I'm trying to create engraved marks around a radius to mark degrees. I've pretty much completed it by hand. Basically, I drew lines and setup the angles. Now I'm stuck though. I can't do the last couple of lines because the rules that are being run overlap onto another line. Has anyone done this with success?


I've attached a picture so you can see what I'm talking about.


Any help would be greatly appreciated.


Thanks,


Craig


degree_wheel.jpg
 
Lo,


Something like this? I'd do it with patterns so you have full control over starting/stopping angles. When it has to go 360
 
Nick,


That is exactly what I need, thanks so much. I can't seem to open your file though.

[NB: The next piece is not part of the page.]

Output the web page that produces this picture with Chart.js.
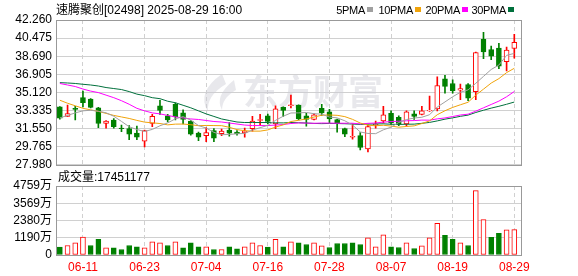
<!DOCTYPE html>
<html>
<head>
<meta charset="utf-8">
<script src="https://cdn.jsdelivr.net/npm/chart.js@4.4.0/dist/chart.umd.min.js"></script>
<style>
body{margin:0;background:#fff;width:578px;height:276px;overflow:hidden;position:relative;font-family:"Liberation Sans","Noto Sans CJK SC",sans-serif;}
canvas{position:absolute;left:0}
#kline{top:0}
#vol{top:170px}
.t{position:absolute;font-size:12px;line-height:14px;color:#000;white-space:nowrap}
.lg{font-size:11px;letter-spacing:-0.3px}
.sq{position:absolute;top:7px;width:6px;height:5px}
</style>
</head>
<body>
<canvas id="kline" width="578" height="176"></canvas>
<canvas id="vol" width="578" height="106"></canvas>
<div class="t" style="left:56px;top:3px">速腾聚创[02498] 2025-08-29 16:00</div>
<div class="t lg" style="right:213px;top:3px">5PMA</div><div class="sq" style="left:367px;background:#a0a0a0"></div>
<div class="t lg" style="right:165px;top:3px">10PMA</div><div class="sq" style="left:415px;background:#f0a30a"></div>
<div class="t lg" style="right:118px;top:3px">20PMA</div><div class="sq" style="left:462px;background:#ff00ff"></div>
<div class="t lg" style="right:72px;top:3px">30PMA</div><div class="sq" style="left:508px;background:#00703c"></div>
<div class="t" style="left:58px;top:170px">成交量:17451177</div>
<script>
// trading days shown
const dates = ['06-06','06-09','06-10','06-11','06-12','06-13','06-16','06-17','06-18','06-19',
  '06-20','06-23','06-24','06-25','06-26','06-27','06-30','07-02','07-03','07-04',
  '07-07','07-08','07-09','07-10','07-11','07-14','07-15','07-16','07-17','07-18',
  '07-21','07-22','07-23','07-24','07-25','07-28','07-29','07-30','07-31','08-01',
  '08-04','08-05','08-06','08-07','08-08','08-11','08-12','08-13','08-14','08-15',
  '08-18','08-19','08-20','08-21','08-22','08-25','08-26','08-27','08-28','08-29'];
const tickDates = ['06-11','06-23','07-04','07-16','07-28','08-07','08-19','08-29'];

const opens = [33.69,32.74,33.55,34.6,34.45,33.6,32.05,32.4,31.6,31.55,
  31.1,30.3,32.05,33.8,32.8,33.95,33.1,32.3,31.1,30.85,
  31.35,31.05,31.4,31.2,31.15,31.55,32.35,32.8,32.0,33.65,
  33.8,33.85,32.8,32.45,33.55,33.2,32.45,31.55,30.7,30.85,
  29.55,31.9,32.3,33.05,32.65,32.0,33.0,32.95,33.3,33.5,
  36.45,36.0,35.35,35.9,35.2,40.35,39.35,39.5,38.15,39.45];
const closes = [32.58,33.04,33.45,34.1,33.65,32.05,32.3,31.75,31.55,31.0,
  30.7,31.35,32.75,33.35,32.4,32.7,32.45,31.0,30.7,31.15,
  30.6,31.3,31.1,31.05,31.3,32.3,32.45,32.25,33.5,33.35,
  33.9,32.5,32.45,32.9,33.1,32.5,32.1,31.0,30.8,29.7,
  31.75,32.0,32.9,32.1,32.0,33.2,32.75,33.3,33.35,35.8,
  35.7,35.3,35.5,34.55,39.05,39.1,38.7,37.7,39.3,40.05];
const highs = [33.73,33.88,33.75,35.25,34.5,33.65,32.35,32.55,31.9,31.85,
  31.8,31.4,32.95,34.35,32.95,34.1,33.4,32.35,31.2,31.65,
  31.55,31.5,32.15,31.35,31.6,32.75,32.95,32.97,33.8,33.7,
  34.85,33.9,33.05,33.0,33.95,33.45,32.5,31.6,32.0,31.15,
  31.9,32.3,33.75,33.3,32.8,33.3,33.3,33.75,34.75,36.65,
  36.8,36.35,35.95,36.0,39.1,41.05,39.7,39.95,39.6,40.85];
const lows = [32.47,32.74,32.4,33.7,33.6,31.65,31.6,31.6,31.25,30.45,
  30.45,29.75,31.75,32.95,32.2,32.4,32.0,30.9,30.35,30.25,
  30.25,30.85,30.8,30.9,30.7,31.3,31.85,32.0,31.55,32.75,
  33.6,32.4,31.8,32.4,32.85,32.1,31.2,30.75,30.5,29.45,
  29.25,31.6,32.1,31.95,31.85,31.8,32.45,32.9,33.25,33.3,
  35.05,35.05,34.4,34.3,34.4,38.45,38.35,37.45,37.25,38.5];
const prevClose = 33.0;

const ma5 = [32.6,32.85,33.1,33.3,33.36,33.26,33.11,32.77,32.26,31.73,
  31.46,31.27,31.47,31.83,32.11,32.51,32.73,32.38,31.85,31.6,
  31.18,30.95,30.97,31.04,31.07,31.41,31.64,31.87,32.36,32.77,
  33.09,33.1,33.14,33.02,32.97,32.69,32.61,32.32,31.9,31.22,
  31.07,31.05,31.43,31.69,32.15,32.44,32.59,32.67,32.92,33.68,
  34.18,34.69,35.13,35.37,36.02,36.7,37.38,37.82,38.77,38.97];
const ma10 = [34.35,34.05,33.8,33.55,33.4,33.25,33.05,32.85,32.7,32.55,
  32.36,32.19,32.12,32.05,31.92,31.99,32.0,31.93,31.84,31.86,
  31.85,31.84,31.68,31.45,31.34,31.3,31.3,31.42,31.7,31.92,
  32.25,32.37,32.5,32.69,32.87,32.89,32.86,32.73,32.46,32.1,
  31.88,31.83,31.88,31.8,31.69,31.76,31.82,32.05,32.31,32.92,
  33.31,33.64,33.9,34.15,34.85,35.44,36.04,36.48,37.07,37.5];
const ma20 = [36.0,35.85,35.7,35.45,35.25,35.1,34.85,34.6,34.3,33.95,
  33.55,33.3,33.1,33.0,32.85,32.7,32.6,32.5,32.45,32.35,
  32.25,32.2,32.1,32.0,31.9,31.85,31.85,31.85,31.9,31.95,
  32.05,32.11,32.09,32.07,32.1,32.09,32.08,32.08,32.08,32.01,
  32.07,32.1,32.19,32.24,32.28,32.32,32.34,32.39,32.38,32.51,
  32.6,32.74,32.89,32.97,33.27,33.6,33.93,34.26,34.69,35.21];
const ma30 = [36.08,36.05,36.0,35.92,35.85,35.75,35.6,35.5,35.4,35.2,
  34.95,34.8,34.6,34.5,34.25,34.1,33.85,33.6,33.3,33.0,
  32.75,32.5,32.35,32.2,32.15,32.15,32.15,32.15,32.12,32.11,
  32.15,32.13,32.1,32.06,32.04,32.06,32.05,32.03,32.0,31.96,
  31.99,32.01,32.02,31.98,31.96,31.98,31.99,32.07,32.16,32.31,
  32.48,32.61,32.76,32.88,33.14,33.36,33.57,33.75,33.95,34.17];

// volume, in 万 shares
const volume = [540,657,844,1230,657,1073,498,498,380,657,
  567,498,913,844,657,913,498,844,567,567,
  380,380,567,429,567,844,657,540,1073,567,
  913,844,727,844,637,519,796,796,844,727,
  1190,567,1398,567,519,844,450,637,1190,2180,
  1350,1073,844,657,4443,2436,1211,1488,1744,1745.1177];

const priceTicks = [27.98,29.765,31.55,33.335,35.12,36.905,38.69,40.475,42.26];
const volTicks = [0,1190,2380,3569,4759];
const volTickLabels = ['0','1190万','2380万','3569万','4759万'];

const FONT = '"Liberation Sans", "Noto Sans CJK SC", sans-serif';
const UP = '#ff0000', DOWN = '#008000';
const GRID = '#d0d0d0';

const idx = dates.map((d, i) => i);
const tickIdx = tickDates.map(d => dates.indexOf(d));
const candleUp = idx.map(i => closes[i] >= opens[i]);
const volUp = idx.map(i => closes[i] > (i ? closes[i - 1] : prevClose));

function xAxis(showLabels) {
  return {
    type: 'linear', min: -0.5, max: 60, offset: false,
    afterBuildTicks: s => { s.ticks = tickIdx.map(v => ({value: v})); },
    afterFit: s => { s.height = showLabels ? 21 : 0; },
    grid: {color: GRID, drawTicks: false, offset: false},
    border: {display: false, dash: [4, 3]},
    ticks: {display: showLabels, autoSkip: false, maxRotation: 0, padding: 5,
      color: UP, font: {size: 12, family: FONT}, callback: v => dates[v]}
  };
}

const frame = {
  id: 'frame',
  afterDraw(chart) {
    const {ctx, chartArea: a} = chart;
    ctx.save();
    ctx.strokeStyle = '#999';
    ctx.lineWidth = 1;
    ctx.strokeRect(Math.round(a.left) + 0.5, Math.round(a.top) + 0.5,
      Math.round(a.right - a.left) - 1, Math.round(a.bottom - a.top));
    ctx.restore();
  }
};

const watermark = {
  id: 'watermark',
  beforeDatasetsDraw(chart) {
    const ctx = chart.ctx;
    ctx.save();
    ctx.fillStyle = 'rgba(205,205,212,0.45)';
    ctx.beginPath();
    ctx.moveTo(222, 74);
    ctx.quadraticCurveTo(196, 92, 208, 112);
    ctx.quadraticCurveTo(206, 96, 226, 84);
    ctx.closePath();
    ctx.fill();
    ctx.beginPath();
    ctx.moveTo(234, 80);
    ctx.quadraticCurveTo(214, 96, 222, 110);
    ctx.quadraticCurveTo(222, 98, 236, 90);
    ctx.closePath();
    ctx.fill();
    ctx.font = 'bold 35px "Noto Sans CJK SC"';
    ctx.textBaseline = 'middle';
    ctx.fillText('东方财富', 243, 92);
    ctx.restore();
  }
};

new Chart(document.getElementById('kline'), {
  type: 'bar',
  data: {
    datasets: [
      {type: 'line', data: idx.map(i => ({x: i, y: ma5[i]})), borderColor: '#a0a0a0', borderWidth: 1, pointRadius: 0, order: 0},
      {type: 'line', data: idx.map(i => ({x: i, y: ma10[i]})), borderColor: '#f0a30a', borderWidth: 1, pointRadius: 0, order: 0},
      {type: 'line', data: idx.map(i => ({x: i, y: ma20[i]})), borderColor: '#ff00ff', borderWidth: 1, pointRadius: 0, order: 0},
      {type: 'line', data: idx.map(i => ({x: i, y: ma30[i]})), borderColor: '#00703c', borderWidth: 1, pointRadius: 0, order: 0},
      {data: idx.map(i => ({x: i, y: [opens[i], closes[i]]})),
        backgroundColor: idx.map(i => candleUp[i] ? '#ffffff' : DOWN),
        borderColor: idx.map(i => candleUp[i] ? UP : DOWN),
        borderWidth: 1, borderSkipped: false, barThickness: 5, grouped: false, order: 1},
      {data: idx.map(i => ({x: i, y: [lows[i], highs[i]]})),
        backgroundColor: idx.map(i => candleUp[i] ? UP : DOWN),
        barThickness: 1, grouped: false, order: 2}
    ]
  },
  options: {
    responsive: false, animation: false,
    layout: {padding: {top: 20, right: 56, bottom: 11, left: 0}},
    plugins: {legend: {display: false}, tooltip: {enabled: false}},
    scales: {
      x: xAxis(false),
      y: {
        min: 27.98, max: 42.26, beginAtZero: false,
        afterBuildTicks: s => { s.ticks = priceTicks.map(v => ({value: v})); },
        afterFit: s => { s.width = 56; },
        grid: {color: GRID, drawTicks: false},
        border: {display: false},
        ticks: {autoSkip: false, padding: 4, color: '#000', font: {size: 12, family: FONT},
          callback: v => v.toFixed(3)}
      }
    }
  },
  plugins: [watermark, frame]
});

new Chart(document.getElementById('vol'), {
  type: 'bar',
  data: {
    datasets: [{
      data: idx.map(i => ({x: i, y: volume[i]})),
      backgroundColor: idx.map(i => volUp[i] ? '#ffffff' : DOWN),
      borderColor: idx.map(i => volUp[i] ? UP : DOWN),
      borderWidth: 1, borderSkipped: false, barThickness: 5
    }]
  },
  options: {
    responsive: false, animation: false,
    layout: {padding: {top: 16, right: 56, bottom: 0, left: 0}},
    plugins: {legend: {display: false}, tooltip: {enabled: false}},
    scales: {
      x: xAxis(true),
      y: {
        min: 0, max: 4759,
        afterBuildTicks: s => { s.ticks = volTicks.map(v => ({value: v})); },
        afterFit: s => { s.width = 56; },
        grid: {color: GRID, drawTicks: false},
        border: {display: false},
        ticks: {autoSkip: false, padding: 4, color: '#000', font: {size: 12, family: FONT},
          callback: (v, i) => volTickLabels[i]}
      }
    }
  },
  plugins: [frame]
});
</script>
</body>
</html>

It tells me that 'PRT0001' cannot be retrieved.


I tried to use the pattern tool but I don't think it's available when doing a cosmetic feature. Should I do it some other way?


Thanks again,


Craig
Edited by: kumaichi
 
Hey,


Redone in 2001, (wow I aint used to that anymore
smiley5.gif
so you should be able to open this one. Yes you can pattern cosmetic scetches. The circles creating the boundary of the scale in this model are done with curves, but they could well be cosmetic scetches.


Hope it helps,


Nick


2006-08-12_150041_scale.prt.zip
 
SUCCESS!!! Thanks so much for your help Nick. After I looked at your sample I had a way to go. I created a Datum and then patterned the datum seperating it 1 degree at a time. I then went and did my cosmetic grooves using the datum's to lineup my lines. Worked great :).


Thanks again for taking the time to help me out.


Craig
 
Yuck what horrible, slow, fatmodels.


You should avoid modelling patterns with high repeatvaluesin the manner you have done because they end up with unnecessarily high feature counts which are much slower to regenerate.


Simply by defining the patternfrom asketch created with a datum-on-the-flyinstead ofa patterned group, the feature count drops from 365 to 122 and the time taken to regenerate the 91
 
Yes, and if you sketch all the curves and you dont use patterns the regeneration time will be even faster .... It was not modelled for optimum construction and regeneration time but to explain a principle.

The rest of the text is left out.